** START OF TASK INPUT **

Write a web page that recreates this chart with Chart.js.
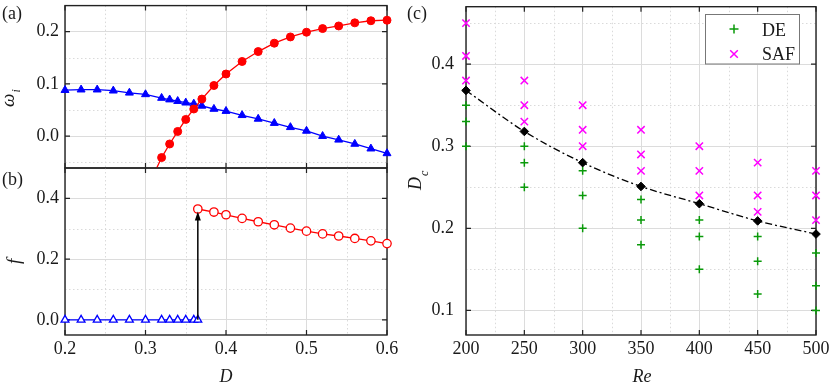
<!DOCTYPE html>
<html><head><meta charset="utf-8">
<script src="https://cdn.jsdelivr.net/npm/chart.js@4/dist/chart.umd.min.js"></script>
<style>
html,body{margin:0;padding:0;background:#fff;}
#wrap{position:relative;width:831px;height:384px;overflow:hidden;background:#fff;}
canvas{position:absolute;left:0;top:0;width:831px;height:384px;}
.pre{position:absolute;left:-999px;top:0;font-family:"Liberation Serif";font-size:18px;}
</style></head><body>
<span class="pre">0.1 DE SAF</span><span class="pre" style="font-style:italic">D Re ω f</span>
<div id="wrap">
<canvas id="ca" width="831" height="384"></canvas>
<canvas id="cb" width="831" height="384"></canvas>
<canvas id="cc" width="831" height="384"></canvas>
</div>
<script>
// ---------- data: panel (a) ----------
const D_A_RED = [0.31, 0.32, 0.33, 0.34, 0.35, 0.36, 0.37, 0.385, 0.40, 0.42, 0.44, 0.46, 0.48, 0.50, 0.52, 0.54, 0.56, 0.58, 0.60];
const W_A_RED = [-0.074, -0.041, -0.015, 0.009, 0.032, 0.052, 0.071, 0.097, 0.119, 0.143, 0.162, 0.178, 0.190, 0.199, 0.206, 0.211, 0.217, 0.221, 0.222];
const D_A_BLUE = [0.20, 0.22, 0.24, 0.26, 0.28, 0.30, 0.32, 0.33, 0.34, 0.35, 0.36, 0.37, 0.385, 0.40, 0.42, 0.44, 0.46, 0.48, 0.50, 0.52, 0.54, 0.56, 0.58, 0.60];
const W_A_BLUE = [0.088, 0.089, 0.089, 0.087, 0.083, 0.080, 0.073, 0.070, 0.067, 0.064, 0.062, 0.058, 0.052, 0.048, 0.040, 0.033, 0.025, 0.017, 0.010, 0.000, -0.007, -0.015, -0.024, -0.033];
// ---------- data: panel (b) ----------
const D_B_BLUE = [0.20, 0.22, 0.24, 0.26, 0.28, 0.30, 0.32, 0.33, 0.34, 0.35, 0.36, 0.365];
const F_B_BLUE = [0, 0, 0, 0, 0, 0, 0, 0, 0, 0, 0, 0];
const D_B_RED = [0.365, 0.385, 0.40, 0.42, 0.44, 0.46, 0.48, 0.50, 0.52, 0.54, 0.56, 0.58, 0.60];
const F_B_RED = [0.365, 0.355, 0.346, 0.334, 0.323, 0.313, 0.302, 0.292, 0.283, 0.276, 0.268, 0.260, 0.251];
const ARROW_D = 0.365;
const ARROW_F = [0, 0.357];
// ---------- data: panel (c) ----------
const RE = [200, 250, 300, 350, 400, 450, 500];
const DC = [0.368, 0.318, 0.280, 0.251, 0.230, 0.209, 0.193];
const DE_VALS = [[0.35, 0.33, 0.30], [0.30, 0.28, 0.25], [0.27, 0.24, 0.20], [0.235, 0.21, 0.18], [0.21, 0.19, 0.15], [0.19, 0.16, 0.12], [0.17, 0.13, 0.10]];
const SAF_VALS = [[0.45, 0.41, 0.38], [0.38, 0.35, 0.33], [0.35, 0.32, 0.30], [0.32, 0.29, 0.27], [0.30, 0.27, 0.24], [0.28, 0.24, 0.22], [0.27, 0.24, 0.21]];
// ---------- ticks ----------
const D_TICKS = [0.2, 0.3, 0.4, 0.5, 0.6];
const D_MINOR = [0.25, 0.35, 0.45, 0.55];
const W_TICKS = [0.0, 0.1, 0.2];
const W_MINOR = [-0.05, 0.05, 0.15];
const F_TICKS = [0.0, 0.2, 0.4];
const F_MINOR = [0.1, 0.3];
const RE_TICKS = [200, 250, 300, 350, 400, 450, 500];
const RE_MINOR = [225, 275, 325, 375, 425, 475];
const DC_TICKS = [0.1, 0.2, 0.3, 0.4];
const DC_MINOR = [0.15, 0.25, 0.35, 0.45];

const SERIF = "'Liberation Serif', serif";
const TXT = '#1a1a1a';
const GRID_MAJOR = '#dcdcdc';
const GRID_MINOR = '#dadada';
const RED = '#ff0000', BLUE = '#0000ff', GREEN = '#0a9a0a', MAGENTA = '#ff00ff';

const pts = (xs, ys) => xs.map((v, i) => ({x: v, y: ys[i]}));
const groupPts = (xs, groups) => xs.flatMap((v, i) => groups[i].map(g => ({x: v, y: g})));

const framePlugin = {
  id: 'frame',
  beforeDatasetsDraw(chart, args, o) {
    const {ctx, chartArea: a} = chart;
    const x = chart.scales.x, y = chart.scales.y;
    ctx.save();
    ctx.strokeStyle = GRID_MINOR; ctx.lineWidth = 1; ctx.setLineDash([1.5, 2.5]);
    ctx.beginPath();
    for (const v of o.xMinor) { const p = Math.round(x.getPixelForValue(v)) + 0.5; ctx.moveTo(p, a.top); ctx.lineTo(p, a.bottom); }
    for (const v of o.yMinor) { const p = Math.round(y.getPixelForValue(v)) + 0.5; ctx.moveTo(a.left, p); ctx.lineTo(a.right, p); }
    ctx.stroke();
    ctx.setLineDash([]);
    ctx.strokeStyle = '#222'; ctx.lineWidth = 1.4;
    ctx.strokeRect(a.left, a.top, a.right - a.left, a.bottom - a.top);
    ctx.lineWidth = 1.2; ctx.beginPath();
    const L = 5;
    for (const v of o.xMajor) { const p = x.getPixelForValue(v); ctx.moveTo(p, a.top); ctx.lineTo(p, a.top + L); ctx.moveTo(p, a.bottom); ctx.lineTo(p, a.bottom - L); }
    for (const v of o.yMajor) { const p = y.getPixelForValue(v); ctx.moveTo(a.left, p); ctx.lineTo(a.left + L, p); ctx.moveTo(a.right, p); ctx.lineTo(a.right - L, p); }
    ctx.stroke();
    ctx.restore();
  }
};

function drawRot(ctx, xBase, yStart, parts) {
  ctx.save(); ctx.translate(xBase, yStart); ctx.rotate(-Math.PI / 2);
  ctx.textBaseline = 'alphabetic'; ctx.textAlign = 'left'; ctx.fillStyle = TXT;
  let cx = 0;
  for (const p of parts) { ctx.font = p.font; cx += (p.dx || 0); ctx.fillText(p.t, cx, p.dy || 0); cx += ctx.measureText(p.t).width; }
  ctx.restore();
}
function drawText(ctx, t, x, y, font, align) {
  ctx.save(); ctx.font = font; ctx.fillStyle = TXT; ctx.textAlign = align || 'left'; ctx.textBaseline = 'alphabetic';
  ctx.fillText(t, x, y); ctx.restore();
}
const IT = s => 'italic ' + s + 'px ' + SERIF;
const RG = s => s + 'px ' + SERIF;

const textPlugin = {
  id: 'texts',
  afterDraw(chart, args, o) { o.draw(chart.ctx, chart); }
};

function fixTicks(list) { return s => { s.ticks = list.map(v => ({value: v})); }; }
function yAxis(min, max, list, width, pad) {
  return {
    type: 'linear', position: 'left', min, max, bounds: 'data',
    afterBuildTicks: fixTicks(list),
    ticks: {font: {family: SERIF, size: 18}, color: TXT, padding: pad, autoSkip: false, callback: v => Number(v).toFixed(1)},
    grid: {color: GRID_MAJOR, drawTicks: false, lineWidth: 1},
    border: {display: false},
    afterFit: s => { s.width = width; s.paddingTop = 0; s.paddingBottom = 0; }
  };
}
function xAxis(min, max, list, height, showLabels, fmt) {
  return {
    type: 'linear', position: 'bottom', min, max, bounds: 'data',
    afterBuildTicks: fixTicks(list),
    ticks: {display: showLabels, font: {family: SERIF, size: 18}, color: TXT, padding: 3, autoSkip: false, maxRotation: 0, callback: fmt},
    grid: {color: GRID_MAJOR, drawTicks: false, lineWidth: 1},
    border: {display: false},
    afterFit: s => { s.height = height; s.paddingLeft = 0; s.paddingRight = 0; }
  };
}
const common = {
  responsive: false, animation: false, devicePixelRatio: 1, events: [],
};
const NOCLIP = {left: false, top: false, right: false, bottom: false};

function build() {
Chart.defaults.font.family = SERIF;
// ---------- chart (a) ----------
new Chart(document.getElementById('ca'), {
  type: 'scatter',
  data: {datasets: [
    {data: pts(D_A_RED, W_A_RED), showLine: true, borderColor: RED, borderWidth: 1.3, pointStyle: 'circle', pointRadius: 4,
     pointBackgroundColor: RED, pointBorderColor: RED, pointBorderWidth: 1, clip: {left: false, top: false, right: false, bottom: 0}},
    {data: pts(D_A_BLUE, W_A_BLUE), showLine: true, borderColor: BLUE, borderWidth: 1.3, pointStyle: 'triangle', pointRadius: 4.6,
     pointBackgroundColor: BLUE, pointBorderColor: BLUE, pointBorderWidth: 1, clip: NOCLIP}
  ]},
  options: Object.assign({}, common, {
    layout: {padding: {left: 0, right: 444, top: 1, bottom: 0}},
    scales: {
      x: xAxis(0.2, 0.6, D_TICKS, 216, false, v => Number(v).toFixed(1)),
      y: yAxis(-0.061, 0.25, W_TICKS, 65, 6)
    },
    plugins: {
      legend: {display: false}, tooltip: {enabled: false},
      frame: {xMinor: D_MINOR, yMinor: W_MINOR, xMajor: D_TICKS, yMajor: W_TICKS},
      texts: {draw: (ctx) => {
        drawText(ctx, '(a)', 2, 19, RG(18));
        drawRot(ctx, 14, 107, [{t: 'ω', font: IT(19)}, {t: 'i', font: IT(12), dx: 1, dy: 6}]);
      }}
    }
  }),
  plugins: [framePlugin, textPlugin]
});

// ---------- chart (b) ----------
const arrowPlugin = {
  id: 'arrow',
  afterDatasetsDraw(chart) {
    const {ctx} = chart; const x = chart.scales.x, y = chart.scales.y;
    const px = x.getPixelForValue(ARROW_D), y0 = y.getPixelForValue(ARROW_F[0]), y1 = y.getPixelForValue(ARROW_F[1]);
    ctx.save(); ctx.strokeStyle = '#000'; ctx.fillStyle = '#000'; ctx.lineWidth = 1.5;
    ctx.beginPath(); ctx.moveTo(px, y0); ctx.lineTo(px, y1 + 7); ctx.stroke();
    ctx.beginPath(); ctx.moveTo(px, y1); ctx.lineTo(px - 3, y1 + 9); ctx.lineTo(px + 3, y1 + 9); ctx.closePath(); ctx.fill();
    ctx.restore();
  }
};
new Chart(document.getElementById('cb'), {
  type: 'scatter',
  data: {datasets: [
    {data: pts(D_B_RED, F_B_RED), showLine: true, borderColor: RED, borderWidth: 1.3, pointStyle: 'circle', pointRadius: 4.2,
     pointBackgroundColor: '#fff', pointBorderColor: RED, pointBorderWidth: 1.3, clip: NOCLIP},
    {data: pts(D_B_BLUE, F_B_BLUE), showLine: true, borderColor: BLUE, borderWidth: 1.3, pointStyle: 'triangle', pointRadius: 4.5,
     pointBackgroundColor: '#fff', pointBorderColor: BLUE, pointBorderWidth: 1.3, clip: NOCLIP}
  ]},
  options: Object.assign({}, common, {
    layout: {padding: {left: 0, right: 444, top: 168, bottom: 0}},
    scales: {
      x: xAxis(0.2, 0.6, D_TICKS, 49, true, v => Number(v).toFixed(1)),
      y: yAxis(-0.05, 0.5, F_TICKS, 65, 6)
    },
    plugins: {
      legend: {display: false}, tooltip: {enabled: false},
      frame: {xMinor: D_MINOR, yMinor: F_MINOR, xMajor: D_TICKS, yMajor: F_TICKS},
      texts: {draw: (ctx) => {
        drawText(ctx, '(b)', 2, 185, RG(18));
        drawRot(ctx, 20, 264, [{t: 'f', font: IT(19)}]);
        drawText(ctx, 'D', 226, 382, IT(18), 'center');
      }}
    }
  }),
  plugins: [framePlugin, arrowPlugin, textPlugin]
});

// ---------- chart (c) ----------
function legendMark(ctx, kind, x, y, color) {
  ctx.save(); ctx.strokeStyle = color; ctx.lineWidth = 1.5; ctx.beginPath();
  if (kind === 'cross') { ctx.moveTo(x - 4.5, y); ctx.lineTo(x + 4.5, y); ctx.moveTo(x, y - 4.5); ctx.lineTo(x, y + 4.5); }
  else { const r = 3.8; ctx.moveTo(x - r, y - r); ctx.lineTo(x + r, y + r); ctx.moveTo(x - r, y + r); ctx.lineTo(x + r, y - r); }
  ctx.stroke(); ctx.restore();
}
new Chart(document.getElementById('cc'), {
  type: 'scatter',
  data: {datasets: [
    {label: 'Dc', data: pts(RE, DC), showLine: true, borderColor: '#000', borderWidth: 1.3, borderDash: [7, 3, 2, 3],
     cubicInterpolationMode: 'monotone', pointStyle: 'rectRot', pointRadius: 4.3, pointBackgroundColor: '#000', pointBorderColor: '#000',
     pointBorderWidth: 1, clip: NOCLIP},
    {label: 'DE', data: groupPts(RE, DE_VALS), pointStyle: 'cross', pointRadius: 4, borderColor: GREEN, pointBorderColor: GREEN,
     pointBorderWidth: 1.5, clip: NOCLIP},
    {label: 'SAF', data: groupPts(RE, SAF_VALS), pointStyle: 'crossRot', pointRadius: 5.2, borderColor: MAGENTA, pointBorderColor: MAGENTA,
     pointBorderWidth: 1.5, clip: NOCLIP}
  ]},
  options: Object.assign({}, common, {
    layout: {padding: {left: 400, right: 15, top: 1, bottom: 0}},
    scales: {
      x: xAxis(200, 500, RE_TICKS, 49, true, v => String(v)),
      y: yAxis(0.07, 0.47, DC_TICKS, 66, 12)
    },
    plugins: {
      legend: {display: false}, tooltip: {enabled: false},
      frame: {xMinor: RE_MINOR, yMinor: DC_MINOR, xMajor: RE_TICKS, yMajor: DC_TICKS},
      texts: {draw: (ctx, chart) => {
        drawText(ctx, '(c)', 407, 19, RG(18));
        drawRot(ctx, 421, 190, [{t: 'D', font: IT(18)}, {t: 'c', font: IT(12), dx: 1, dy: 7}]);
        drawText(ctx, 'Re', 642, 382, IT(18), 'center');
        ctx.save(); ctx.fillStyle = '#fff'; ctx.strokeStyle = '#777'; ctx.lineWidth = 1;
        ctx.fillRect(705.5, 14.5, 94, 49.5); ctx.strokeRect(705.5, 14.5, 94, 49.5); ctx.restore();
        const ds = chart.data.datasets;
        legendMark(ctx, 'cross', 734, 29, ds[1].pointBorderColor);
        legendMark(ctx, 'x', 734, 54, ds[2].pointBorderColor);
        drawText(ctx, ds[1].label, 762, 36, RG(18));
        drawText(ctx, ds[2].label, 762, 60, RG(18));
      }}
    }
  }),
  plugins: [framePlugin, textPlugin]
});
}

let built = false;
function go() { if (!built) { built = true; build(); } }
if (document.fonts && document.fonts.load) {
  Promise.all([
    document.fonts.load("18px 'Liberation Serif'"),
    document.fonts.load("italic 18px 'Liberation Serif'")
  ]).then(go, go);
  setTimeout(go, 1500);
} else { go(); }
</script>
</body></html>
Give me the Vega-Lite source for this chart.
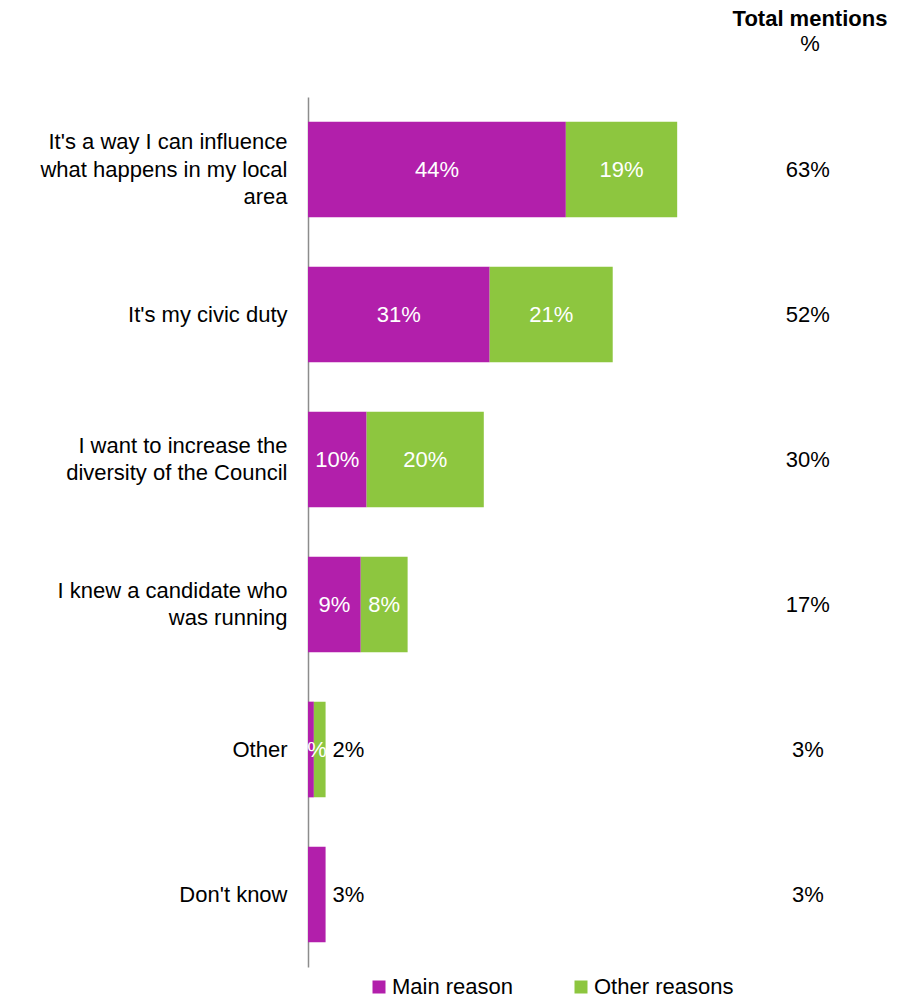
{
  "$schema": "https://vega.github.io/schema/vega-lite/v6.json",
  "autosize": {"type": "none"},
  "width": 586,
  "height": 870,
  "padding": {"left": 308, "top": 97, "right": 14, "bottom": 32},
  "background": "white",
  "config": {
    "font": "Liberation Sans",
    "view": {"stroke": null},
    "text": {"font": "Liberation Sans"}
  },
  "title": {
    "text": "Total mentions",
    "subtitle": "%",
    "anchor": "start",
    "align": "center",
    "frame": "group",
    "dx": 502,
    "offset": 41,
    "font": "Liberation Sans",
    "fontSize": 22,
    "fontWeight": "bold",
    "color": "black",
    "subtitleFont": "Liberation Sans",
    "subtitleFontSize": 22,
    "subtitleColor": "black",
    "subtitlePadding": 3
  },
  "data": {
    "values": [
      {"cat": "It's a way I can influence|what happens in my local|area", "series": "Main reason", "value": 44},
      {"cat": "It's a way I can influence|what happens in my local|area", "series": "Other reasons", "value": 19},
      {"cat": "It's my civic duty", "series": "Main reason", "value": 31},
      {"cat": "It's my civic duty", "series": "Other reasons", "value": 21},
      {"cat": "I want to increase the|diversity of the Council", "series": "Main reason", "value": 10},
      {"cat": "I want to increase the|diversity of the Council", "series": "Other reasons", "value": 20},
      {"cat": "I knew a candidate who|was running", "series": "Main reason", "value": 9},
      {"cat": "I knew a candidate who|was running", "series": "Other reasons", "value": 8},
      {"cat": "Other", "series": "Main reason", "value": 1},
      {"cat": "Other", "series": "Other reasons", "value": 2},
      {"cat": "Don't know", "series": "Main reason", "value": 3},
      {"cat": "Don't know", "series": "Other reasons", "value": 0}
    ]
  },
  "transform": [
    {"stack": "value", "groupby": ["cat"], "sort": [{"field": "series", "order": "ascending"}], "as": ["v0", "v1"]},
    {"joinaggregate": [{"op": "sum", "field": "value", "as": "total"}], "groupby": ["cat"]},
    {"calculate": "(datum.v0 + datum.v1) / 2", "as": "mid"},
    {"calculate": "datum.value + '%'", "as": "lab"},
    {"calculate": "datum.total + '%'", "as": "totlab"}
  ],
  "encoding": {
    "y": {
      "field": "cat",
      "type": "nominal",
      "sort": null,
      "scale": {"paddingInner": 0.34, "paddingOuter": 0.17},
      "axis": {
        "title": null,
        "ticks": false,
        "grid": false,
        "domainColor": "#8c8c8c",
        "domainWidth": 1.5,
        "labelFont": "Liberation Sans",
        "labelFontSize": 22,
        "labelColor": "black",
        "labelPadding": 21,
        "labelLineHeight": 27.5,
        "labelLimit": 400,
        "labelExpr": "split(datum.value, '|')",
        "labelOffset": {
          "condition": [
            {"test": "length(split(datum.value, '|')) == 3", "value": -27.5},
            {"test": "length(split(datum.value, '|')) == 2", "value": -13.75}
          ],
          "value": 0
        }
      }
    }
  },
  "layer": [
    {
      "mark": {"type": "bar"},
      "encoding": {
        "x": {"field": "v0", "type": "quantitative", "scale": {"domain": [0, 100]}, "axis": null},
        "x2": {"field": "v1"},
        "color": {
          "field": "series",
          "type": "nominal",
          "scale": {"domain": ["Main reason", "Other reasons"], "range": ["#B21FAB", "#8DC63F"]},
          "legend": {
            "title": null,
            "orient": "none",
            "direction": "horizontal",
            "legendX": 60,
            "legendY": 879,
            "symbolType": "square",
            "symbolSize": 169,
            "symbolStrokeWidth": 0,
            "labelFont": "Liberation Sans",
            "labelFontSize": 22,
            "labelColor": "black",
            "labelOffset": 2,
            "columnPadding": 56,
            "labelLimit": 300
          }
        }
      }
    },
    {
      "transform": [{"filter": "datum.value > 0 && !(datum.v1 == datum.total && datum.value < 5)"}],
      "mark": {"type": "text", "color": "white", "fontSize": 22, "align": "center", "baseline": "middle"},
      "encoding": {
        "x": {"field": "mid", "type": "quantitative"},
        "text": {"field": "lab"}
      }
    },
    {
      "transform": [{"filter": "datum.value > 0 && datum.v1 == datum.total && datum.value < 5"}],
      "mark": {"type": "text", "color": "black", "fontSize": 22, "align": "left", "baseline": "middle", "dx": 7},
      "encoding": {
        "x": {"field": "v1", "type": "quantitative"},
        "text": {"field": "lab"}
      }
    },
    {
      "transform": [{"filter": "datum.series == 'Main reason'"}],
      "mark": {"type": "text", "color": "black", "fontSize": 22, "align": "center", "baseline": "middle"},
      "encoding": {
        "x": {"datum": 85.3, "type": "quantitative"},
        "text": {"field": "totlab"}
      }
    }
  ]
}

** END OF TASK INPUT **

### EXERCISE TASK
Determine the number of lines in the listing that contain the string "this". Write that number and nothing else.

### SOLUTION
2